VICTIM'S FAMILY IN HELL WAITING FOR A HEARING THAT'S BEEN POSTPONED FIVE TIMES, MARK BONOKOSKI WRITES
By Mark Bonokoski
PAULETTE MOFFITT
answered the phone at her family's home in Brockville a little after 8
p.m. Wednesday -- thinking it was a little too late in the day to be
anyone but family or friend. As it turned out, however, it was neither.
Instead it
was the National Parole Board's Carol Sparling, calling to inform the
Moffitts that their heroic son's killer had asked for yet another
postponement of his parole hearing -- a hearing that was slated to be
heard this coming Tuesday -- and that the board had agreed to his
request.
For the
fifth time now, this time near the 11th hour, a drug
dealer-turned-killer named Henry Danninger had been given leave to
bring more turmoil to his victim's family.
Now they will have to circle July 27 on their calendar.
And again start counting the days.
"This is
truly eating away at us," Paulette Moffitt says. "I really think I have
an ulcer. I haven't slept through one night in the last two weeks
thinking about next week's hearing, and when I get up I get a migraine
so bad that it turns my stomach.
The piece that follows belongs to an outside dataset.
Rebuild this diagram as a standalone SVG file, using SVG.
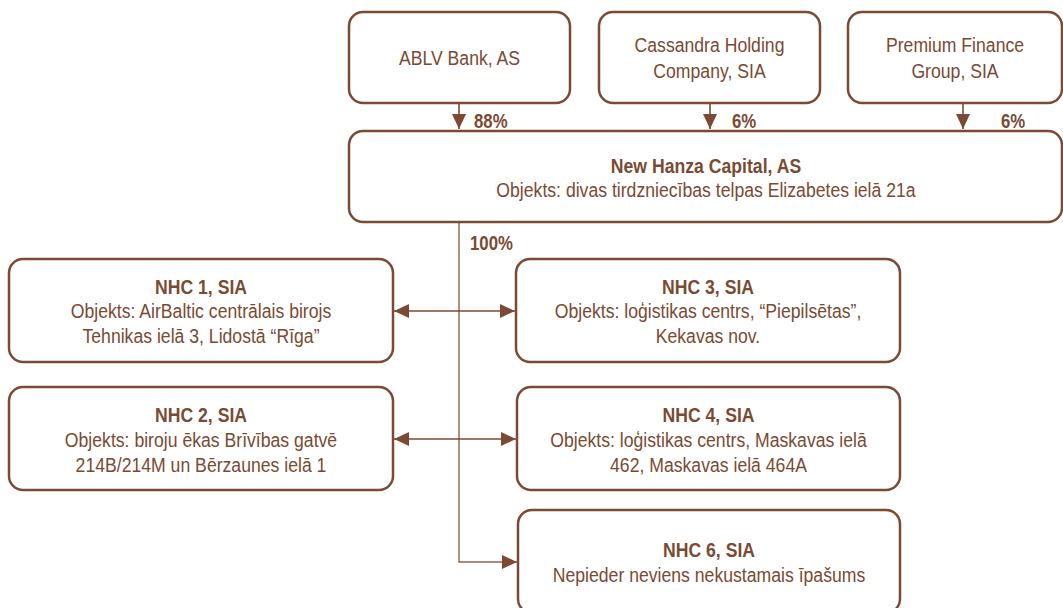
<svg xmlns="http://www.w3.org/2000/svg" width="1063" height="608" viewBox="0 0 1063 608">
<defs>
<style>
.box{fill:#fff;stroke:#7a4a33;stroke-width:2.5}
.t{font-family:"Liberation Sans Narrow","Liberation Sans",Arial,sans-serif;font-size:21px;fill:#7a4a33;text-anchor:middle}
.b{font-weight:bold}
.p{font-family:"Liberation Sans Narrow","Liberation Sans",Arial,sans-serif;font-size:20px;font-weight:bold;fill:#7a4a33}
.ln{fill:none;stroke:#7a4a33;stroke-width:1.6}
.tr{fill:none;stroke:#8f6452;stroke-width:1.4}
</style>
<marker id="ah" viewBox="0 0 15 14" refX="15" refY="7" markerWidth="15" markerHeight="14" markerUnits="userSpaceOnUse" orient="auto-start-reverse">
<path d="M0,0 L15,7 L0,14 Z" fill="#7a4a33"/>
</marker>
</defs>
<rect width="1063" height="608" fill="#fff"/>
<g id="connectors">
<line class="ln" x1="459" y1="103" x2="459" y2="129" marker-end="url(#ah)"/>
<line class="ln" x1="710" y1="103" x2="710" y2="129" marker-end="url(#ah)"/>
<line class="ln" x1="963" y1="103" x2="963" y2="129" marker-end="url(#ah)"/>
<polyline class="tr" points="459,222 459,562 517,562" marker-end="url(#ah)"/>
<line class="ln" x1="394" y1="311" x2="515" y2="311" marker-start="url(#ah)" marker-end="url(#ah)"/>
<line class="ln" x1="394" y1="439" x2="516" y2="439" marker-start="url(#ah)" marker-end="url(#ah)"/>
<text class="p" transform="translate(474,128) scale(0.84,1)">88%</text>
<text class="p" transform="translate(732,128) scale(0.84,1)">6%</text>
<text class="p" transform="translate(1001,128) scale(0.84,1)">6%</text>
<text class="p" transform="translate(470,250) scale(0.84,1)">100%</text>
</g>
<g id="ablv">
<rect class="box" x="349" y="12" width="221" height="91" rx="14"/>
<text class="t" transform="translate(459.5,65) scale(0.84,1)">ABLV Bank, AS</text>
</g>
<g id="cassandra">
<rect class="box" x="599" y="12" width="221" height="91" rx="14"/>
<text class="t" transform="translate(709.5,52) scale(0.84,1)">Cassandra Holding</text>
<text class="t" transform="translate(709.5,78) scale(0.84,1)">Company, SIA</text>
</g>
<g id="premium">
<rect class="box" x="848" y="12" width="214" height="91" rx="14"/>
<text class="t" transform="translate(955,52) scale(0.84,1)">Premium Finance</text>
<text class="t" transform="translate(955,78) scale(0.84,1)">Group, SIA</text>
</g>
<g id="nhcap">
<rect class="box" x="349" y="131" width="713" height="91" rx="14"/>
<text class="t b" transform="translate(706,173) scale(0.84,1)">New Hanza Capital, AS</text>
<text class="t" transform="translate(706,197) scale(0.84,1)">Objekts: divas tirdzniecības telpas Elizabetes ielā 21a</text>
</g>
<g id="nhc1">
<rect class="box" x="9" y="259" width="384" height="103" rx="14"/>
<text class="t b" transform="translate(201,294) scale(0.84,1)">NHC 1, SIA</text>
<text class="t" transform="translate(201,318) scale(0.84,1)">Objekts: AirBaltic centrālais birojs</text>
<text class="t" transform="translate(201,343) scale(0.84,1)">Tehnikas ielā 3, Lidostā “Rīga”</text>
</g>
<g id="nhc3">
<rect class="box" x="516" y="259" width="384" height="103" rx="14"/>
<text class="t b" transform="translate(708,294) scale(0.84,1)">NHC 3, SIA</text>
<text class="t" transform="translate(708,318) scale(0.84,1)">Objekts: loģistikas centrs, “Piepilsētas”,</text>
<text class="t" transform="translate(708,343) scale(0.84,1)">Kekavas nov.</text>
</g>
<g id="nhc2">
<rect class="box" x="9" y="387" width="384" height="103" rx="14"/>
<text class="t b" transform="translate(201,422) scale(0.84,1)">NHC 2, SIA</text>
<text class="t" transform="translate(201,447) scale(0.84,1)">Objekts: biroju ēkas Brīvības gatvē</text>
<text class="t" transform="translate(201,472) scale(0.84,1)">214B/214M un Bērzaunes ielā 1</text>
</g>
<g id="nhc4">
<rect class="box" x="517" y="387" width="383" height="103" rx="14"/>
<text class="t b" transform="translate(708.5,422) scale(0.84,1)">NHC 4, SIA</text>
<text class="t" transform="translate(708.5,447) scale(0.84,1)">Objekts: loģistikas centrs, Maskavas ielā</text>
<text class="t" transform="translate(708.5,472) scale(0.84,1)">462, Maskavas ielā 464A</text>
</g>
<g id="nhc6">
<rect class="box" x="518" y="510" width="382" height="103" rx="14"/>
<text class="t b" transform="translate(709,557) scale(0.84,1)">NHC 6, SIA</text>
<text class="t" transform="translate(709,582) scale(0.84,1)">Nepieder neviens nekustamais īpašums</text>
</g>
</svg>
And now this phone call comes.
"This is no way to live. It's hell on earth -- hell for me, hell for my husband, and hell for our other two sons.
"Imagine how they must feel," she says.
Rod and
Paulette Moffitt's middle son, Andrew, a 23-year-old computer whiz in
his final year of engineering at the University of Ottawa, was stabbed
to death by two-bit drug pusher Henry Danninger in 1998 -- on the eve
of Christmas Eve -- when he tried to bring calm to a violent
confrontation at the Coyote Bar in Ottawa's Sandy Hill district.
The act of
courage that cost the young Brockville man his life saw him
posthumously awarded the Governor General's Medal of Bravery in 2003.
"When it is
my turn to leave this planet, I hope to bring his medal to him," his
mother told me the last time we spoke. "I know he is waiting for us.
Only time keeps us apart.
"I pray to
God that I am the first to go. I am his mom, and I want to hang the
Medal of Bravery around his neck and give him the biggest hug.
"He won't be
alone anymore," she said. "And maybe, just maybe, the rest of our
family will be able to go on with their lives. This is my prayer."
While she
says she understands the stress and strain on the Moffitts, the parole
board's Carol Sparling also says Henry Danninger's request for a fifth
postponement met the necessary criteria and was therefore accepted.
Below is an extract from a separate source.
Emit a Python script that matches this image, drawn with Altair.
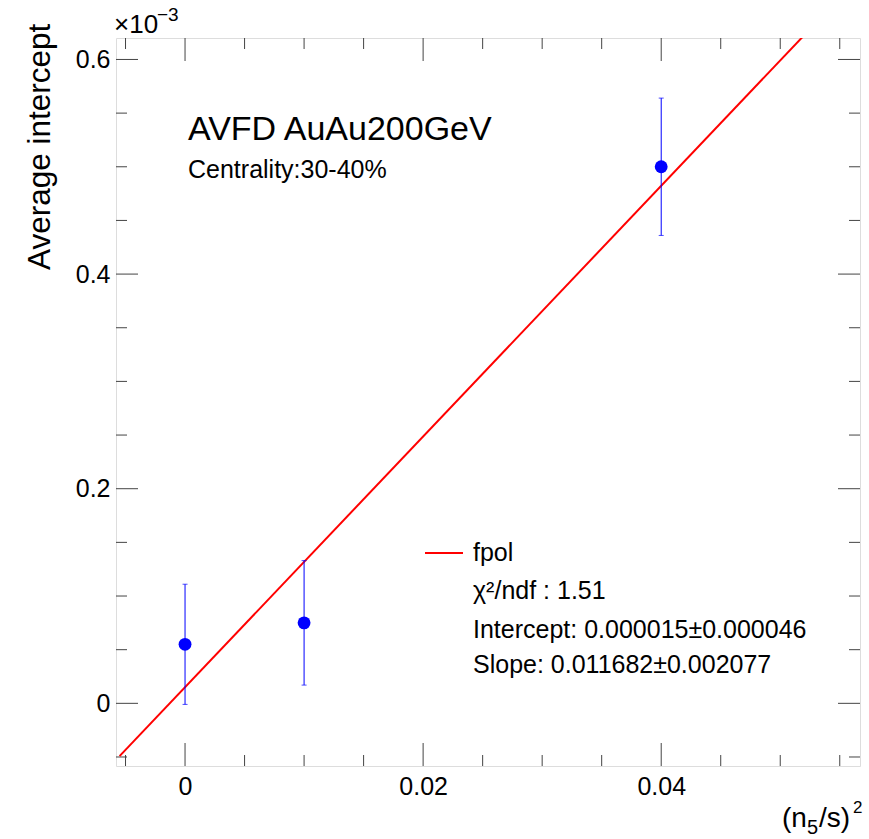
import altair as alt
import pandas as pd

# ---------------- data ----------------
x_vals = [0.0, 0.01, 0.04]                 # (n5/s)^2
y_vals = [0.055, 0.075, 0.500]             # average intercept, units of 1e-3
y_errs = [0.056, 0.058, 0.064]             # errors, units of 1e-3

fit_intercept = 0.000015
fit_slope = 0.011682
fit_range = [-0.0055, 0.06]

x_major = [0.0, 0.02, 0.04]
x_minor = [-0.005, 0.005, 0.01, 0.015, 0.025, 0.03, 0.035, 0.045, 0.05, 0.055]
y_major = [0.0, 0.2, 0.4, 0.6]
y_minor = [-0.05, 0.05, 0.1, 0.15, 0.25, 0.3, 0.35, 0.45, 0.5, 0.55]

title_text = "AVFD AuAu200GeV"
subtitle_text = "Centrality:30-40%"
legend_lines = ["fpol", "χ²/ndf : 1.51", "Intercept: 0.000015±0.000046", "Slope: 0.011682±0.002077"]

# ---------------- layout ----------------
W, H = 744, 728
FONT = "Liberation Sans"
XDOM = [-0.0058, 0.0567]
YDOM = [-0.0584, 0.620]

xs = alt.Scale(domain=XDOM, nice=False, zero=False)
ys = alt.Scale(domain=YDOM, nice=False, zero=False)

pts = pd.DataFrame({"x": x_vals, "y": y_vals, "e": y_errs})
pts["lo"] = pts["y"] - pts["e"]
pts["hi"] = pts["y"] + pts["e"]

fit = pd.DataFrame({"x": fit_range})
fit["y"] = (fit_intercept + fit_slope * fit["x"]) * 1e3

base_axes = alt.Chart(pd.DataFrame({"x": [0.0], "y": [0.0]})).mark_point(opacity=0).encode(
    x=alt.X("x:Q", scale=xs, title=None,
            axis=alt.Axis(values=x_major, ticks=False, domain=False, grid=False,
                          labelFont=FONT, labelFontSize=25, labelColor="black", labelPadding=8,
                          labelExpr="datum.value == 0 ? '0' : format(datum.value, '.2f')")),
    y=alt.Y("y:Q", scale=ys, title=None,
            axis=alt.Axis(values=y_major, ticks=False, domain=False, grid=False,
                          labelFont=FONT, labelFontSize=25, labelColor="black", labelPadding=6,
                          labelExpr="datum.value == 0 ? '0' : format(datum.value, '.1f')")),
)

TC = "#444"

def xticks(vals, length, top):
    d = alt.Chart(pd.DataFrame({"v": vals})).mark_rule(color=TC, strokeWidth=1)
    if top:
        return d.encode(x=alt.X("v:Q", scale=xs), y=alt.value(0), y2=alt.value(length))
    return d.encode(x=alt.X("v:Q", scale=xs), y=alt.value(H), y2=alt.value(H - length))

def yticks(vals, length, right):
    d = alt.Chart(pd.DataFrame({"v": vals})).mark_rule(color=TC, strokeWidth=1)
    if right:
        return d.encode(y=alt.Y("v:Q", scale=ys), x=alt.value(W), x2=alt.value(W - length))
    return d.encode(y=alt.Y("v:Q", scale=ys), x=alt.value(0), x2=alt.value(length))

ticks = [
    xticks(x_major, 23, False), xticks(x_minor, 11, False),
    xticks(x_major, 23, True), xticks(x_minor, 11, True),
    yticks(y_major, 22, False), yticks(y_minor, 11, False),
    yticks(y_major, 22, True), yticks(y_minor, 11, True),
]

line = alt.Chart(fit).mark_line(color="#ff0000", strokeWidth=2, clip=True).encode(
    x=alt.X("x:Q", scale=xs), y=alt.Y("y:Q", scale=ys))

err = alt.Chart(pts).mark_rule(color="#0000ff", strokeWidth=1).encode(
    x=alt.X("x:Q", scale=xs), y=alt.Y("lo:Q", scale=ys), y2="hi:Q")
cap_lo = alt.Chart(pts).mark_tick(color="#0000ff", thickness=1, size=5, orient="horizontal").encode(
    x=alt.X("x:Q", scale=xs), y=alt.Y("lo:Q", scale=ys))
cap_hi = alt.Chart(pts).mark_tick(color="#0000ff", thickness=1, size=5, orient="horizontal").encode(
    x=alt.X("x:Q", scale=xs), y=alt.Y("hi:Q", scale=ys))
dots = alt.Chart(pts).mark_circle(color="#0000ff", opacity=1, size=165).encode(
    x=alt.X("x:Q", scale=xs), y=alt.Y("y:Q", scale=ys))

def txt(s, x, y, size, align="left", baseline="alphabetic", angle=0):
    kw = dict(font=FONT, fontSize=size, color="black", align=align, baseline=baseline)
    if angle:
        kw["angle"] = angle
    return alt.Chart(pd.DataFrame({"t": [s]})).mark_text(**kw).encode(
        text="t:N", x=alt.value(x), y=alt.value(y))

texts = [
    txt(title_text, 72, 102, 34),
    txt(subtitle_text, 72, 140, 25),
    txt("Average intercept", -66, 232, 31.5, angle=270),
    txt("×10", -2, -5, 26),
    txt("−3", 41, -17, 19),
    txt("(n", 666, 789, 28),
    txt("5", 691, 796, 20),
    txt("/s)", 703, 789, 28),
    txt("2", 737, 775, 17),
]

legend_rule = alt.Chart(pd.DataFrame({"a": [0]})).mark_rule(color="#ff0000", strokeWidth=2).encode(
    x=alt.value(309), x2=alt.value(347), y=alt.value(515))
legend_y = [515, 553, 592, 627]
legend_texts = [txt(s, 357, yy, 25, baseline="middle") for s, yy in zip(legend_lines, legend_y)]

chart = alt.layer(base_axes, *ticks, line, err, cap_lo, cap_hi, dots, *texts, legend_rule, *legend_texts).properties(
    width=W, height=H,
    autosize=alt.AutoSizeParams(type="none"),
    padding={"left": 116, "top": 38, "right": 9, "bottom": 73},
).configure_view(stroke="#444", strokeWidth=1).configure(background="white")

chart.save("out.html", embed_options={"renderer": "svg", "actions": False})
"There is no question this has dragged on for some time," Sparling admitted yesterday. "But his request is valid.
"It was a procedural requirement that could not be met, and something that was out of the offender's control."
Because of
privacy laws, however, Sparling would not elaborate on exactly what
"procedural requirement" had not been met, other than to state that it
rendered the postponement of Danninger's parole hearing "justifiable."
On the first
day of his trial for second-degree murder in 2003, after four years of
feigning innocence, Henry Danninger, now 31, copped a guilty plea to
manslaughter and received a five-year sentence.
He had seen
the writing on the wall. He had heard a friend testify about being with
him when he bought his "bad-ass knife" and how he set out to the Coyote
Bar with the sole purpose of bringing on trouble.
He saw the list of witnesses.
As Paulette
Moffitt sums it up, "He buys a knife two hours before meeting his
former roommate thinking he had taken his stash of drugs. He breaks a
bottle over his head. He knees a patron in the groin two times ... and
he stabs my Andy for getting up to help.
'DIDN'T HE TAKE A LIFE?'
"And then he runs out of the restaurant, still holding the knife dripping with Andy's blood.
"Why are we even thinking about parole here?" she then asks. "Didn't he take a life?"
Paulette Moffitt is loath to utter Henry Danninger's name. Instead, she calls him the "killer." Or "he."
"Only knowing
he is in jail where he belongs helps us all get through this terrible
ordeal," she says. "We know Andy would want him in jail for taking his
life -- a life that he was so looking forward to.